(Exercise requirements) Here is the task for the listing below: output exactly the lines from the one containing "Rebuild this chart" through the one containing "import plotly.graph_objects as go", and leave out the pictures.

***

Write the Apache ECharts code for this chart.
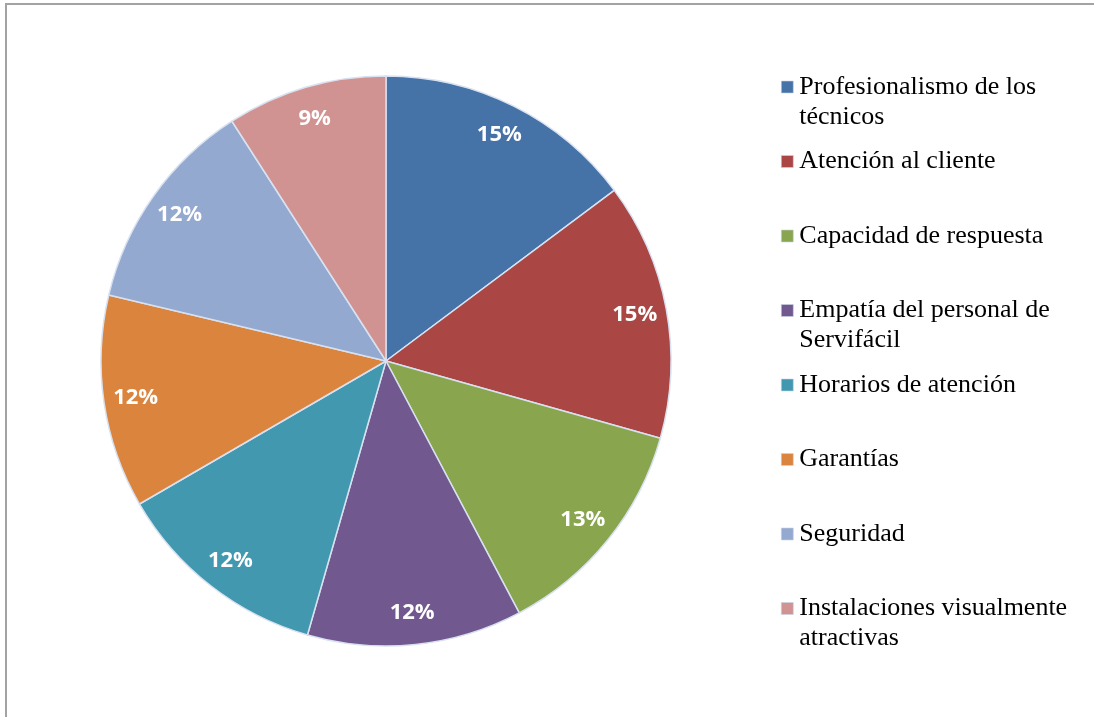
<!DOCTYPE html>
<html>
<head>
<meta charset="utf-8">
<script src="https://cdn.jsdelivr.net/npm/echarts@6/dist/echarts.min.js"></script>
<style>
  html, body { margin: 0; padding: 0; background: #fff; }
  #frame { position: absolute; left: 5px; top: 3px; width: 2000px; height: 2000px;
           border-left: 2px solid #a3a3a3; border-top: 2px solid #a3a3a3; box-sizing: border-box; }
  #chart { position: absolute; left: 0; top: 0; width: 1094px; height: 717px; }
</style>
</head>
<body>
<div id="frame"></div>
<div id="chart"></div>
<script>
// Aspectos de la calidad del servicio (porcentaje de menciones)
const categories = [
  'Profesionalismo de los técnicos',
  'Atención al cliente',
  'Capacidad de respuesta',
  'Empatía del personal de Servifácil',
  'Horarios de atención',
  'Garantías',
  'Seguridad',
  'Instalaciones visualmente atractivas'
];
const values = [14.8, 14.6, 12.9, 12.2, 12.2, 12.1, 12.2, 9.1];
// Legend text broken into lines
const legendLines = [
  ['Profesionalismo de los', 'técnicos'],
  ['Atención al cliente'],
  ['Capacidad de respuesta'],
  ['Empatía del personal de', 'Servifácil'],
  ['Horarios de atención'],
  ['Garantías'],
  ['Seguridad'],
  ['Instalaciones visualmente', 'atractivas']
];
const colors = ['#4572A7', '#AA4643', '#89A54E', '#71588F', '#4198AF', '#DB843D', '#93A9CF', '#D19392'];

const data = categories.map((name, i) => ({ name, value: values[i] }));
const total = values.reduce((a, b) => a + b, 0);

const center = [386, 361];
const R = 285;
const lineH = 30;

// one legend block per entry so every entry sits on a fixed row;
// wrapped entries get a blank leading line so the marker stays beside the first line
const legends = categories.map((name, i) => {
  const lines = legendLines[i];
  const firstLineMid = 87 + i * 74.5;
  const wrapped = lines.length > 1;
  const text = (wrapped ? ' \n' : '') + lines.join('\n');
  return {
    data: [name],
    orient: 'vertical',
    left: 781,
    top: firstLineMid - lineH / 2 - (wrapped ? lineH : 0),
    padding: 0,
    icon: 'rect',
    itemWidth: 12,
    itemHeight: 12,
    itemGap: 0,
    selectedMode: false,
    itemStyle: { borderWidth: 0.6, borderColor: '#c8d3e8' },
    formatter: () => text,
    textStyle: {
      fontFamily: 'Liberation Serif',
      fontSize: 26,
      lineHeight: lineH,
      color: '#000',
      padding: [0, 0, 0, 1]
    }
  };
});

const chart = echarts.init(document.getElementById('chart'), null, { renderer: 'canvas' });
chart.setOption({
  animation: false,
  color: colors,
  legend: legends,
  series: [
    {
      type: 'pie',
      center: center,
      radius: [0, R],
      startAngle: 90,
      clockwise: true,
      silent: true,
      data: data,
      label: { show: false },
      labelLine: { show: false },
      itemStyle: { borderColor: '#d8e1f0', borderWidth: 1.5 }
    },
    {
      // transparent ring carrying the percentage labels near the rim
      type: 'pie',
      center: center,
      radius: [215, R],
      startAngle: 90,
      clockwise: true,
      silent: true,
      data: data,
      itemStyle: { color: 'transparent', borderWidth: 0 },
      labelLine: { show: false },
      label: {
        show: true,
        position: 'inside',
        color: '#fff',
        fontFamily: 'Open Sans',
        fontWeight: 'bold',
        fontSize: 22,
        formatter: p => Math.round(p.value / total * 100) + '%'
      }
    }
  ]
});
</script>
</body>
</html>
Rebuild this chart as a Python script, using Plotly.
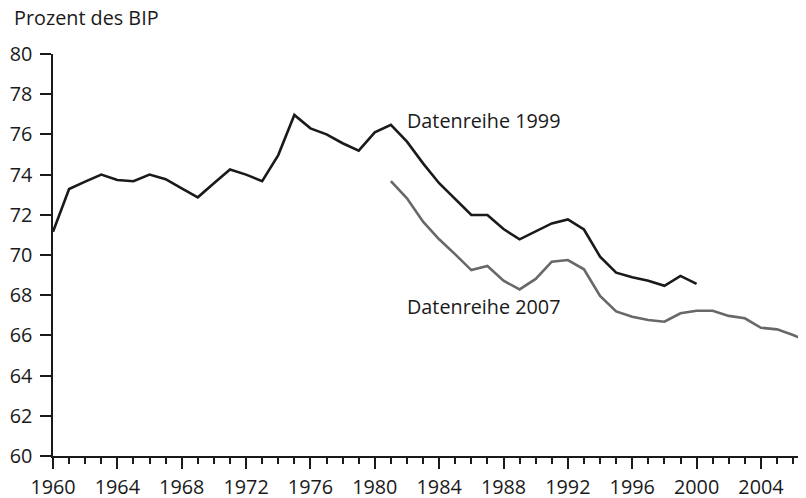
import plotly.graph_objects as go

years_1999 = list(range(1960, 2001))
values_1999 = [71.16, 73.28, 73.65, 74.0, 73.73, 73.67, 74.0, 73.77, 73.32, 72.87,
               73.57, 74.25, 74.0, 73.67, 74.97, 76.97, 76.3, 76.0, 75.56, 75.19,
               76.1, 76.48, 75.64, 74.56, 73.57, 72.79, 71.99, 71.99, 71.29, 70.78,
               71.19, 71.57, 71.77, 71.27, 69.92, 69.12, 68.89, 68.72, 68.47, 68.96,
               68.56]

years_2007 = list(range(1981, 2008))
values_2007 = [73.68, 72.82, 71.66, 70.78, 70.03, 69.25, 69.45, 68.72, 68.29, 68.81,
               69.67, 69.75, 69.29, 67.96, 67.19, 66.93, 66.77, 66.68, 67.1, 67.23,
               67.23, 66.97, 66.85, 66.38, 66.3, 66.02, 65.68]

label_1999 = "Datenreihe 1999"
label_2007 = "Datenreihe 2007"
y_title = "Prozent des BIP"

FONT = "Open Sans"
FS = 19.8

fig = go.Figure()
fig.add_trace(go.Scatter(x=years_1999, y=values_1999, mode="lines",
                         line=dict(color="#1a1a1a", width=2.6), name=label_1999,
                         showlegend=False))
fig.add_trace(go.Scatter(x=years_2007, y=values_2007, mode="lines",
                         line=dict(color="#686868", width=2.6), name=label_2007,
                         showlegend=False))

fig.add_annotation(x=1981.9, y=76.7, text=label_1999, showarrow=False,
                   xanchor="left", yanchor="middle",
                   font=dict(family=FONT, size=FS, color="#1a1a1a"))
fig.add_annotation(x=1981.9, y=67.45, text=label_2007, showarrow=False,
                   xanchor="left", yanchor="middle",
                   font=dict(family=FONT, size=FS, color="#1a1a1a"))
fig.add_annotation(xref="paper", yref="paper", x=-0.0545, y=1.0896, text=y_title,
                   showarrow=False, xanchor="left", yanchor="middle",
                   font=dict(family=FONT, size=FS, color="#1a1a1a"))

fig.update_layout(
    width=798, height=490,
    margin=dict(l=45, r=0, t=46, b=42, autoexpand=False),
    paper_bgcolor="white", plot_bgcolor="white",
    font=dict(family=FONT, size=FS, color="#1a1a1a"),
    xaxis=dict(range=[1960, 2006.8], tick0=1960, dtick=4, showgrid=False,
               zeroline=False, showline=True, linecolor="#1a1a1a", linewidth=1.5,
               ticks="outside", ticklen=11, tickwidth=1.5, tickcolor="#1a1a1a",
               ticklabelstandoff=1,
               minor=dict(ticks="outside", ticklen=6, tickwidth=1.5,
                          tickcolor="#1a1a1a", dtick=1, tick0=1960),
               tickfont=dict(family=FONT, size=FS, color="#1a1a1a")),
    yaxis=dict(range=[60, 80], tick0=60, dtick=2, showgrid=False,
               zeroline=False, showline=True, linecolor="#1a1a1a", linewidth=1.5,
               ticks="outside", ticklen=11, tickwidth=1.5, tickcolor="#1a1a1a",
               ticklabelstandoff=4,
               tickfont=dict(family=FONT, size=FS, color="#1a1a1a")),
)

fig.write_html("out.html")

***

(Output of the exercise)
Rebuild this chart as a Python script, using Plotly.
import plotly.graph_objects as go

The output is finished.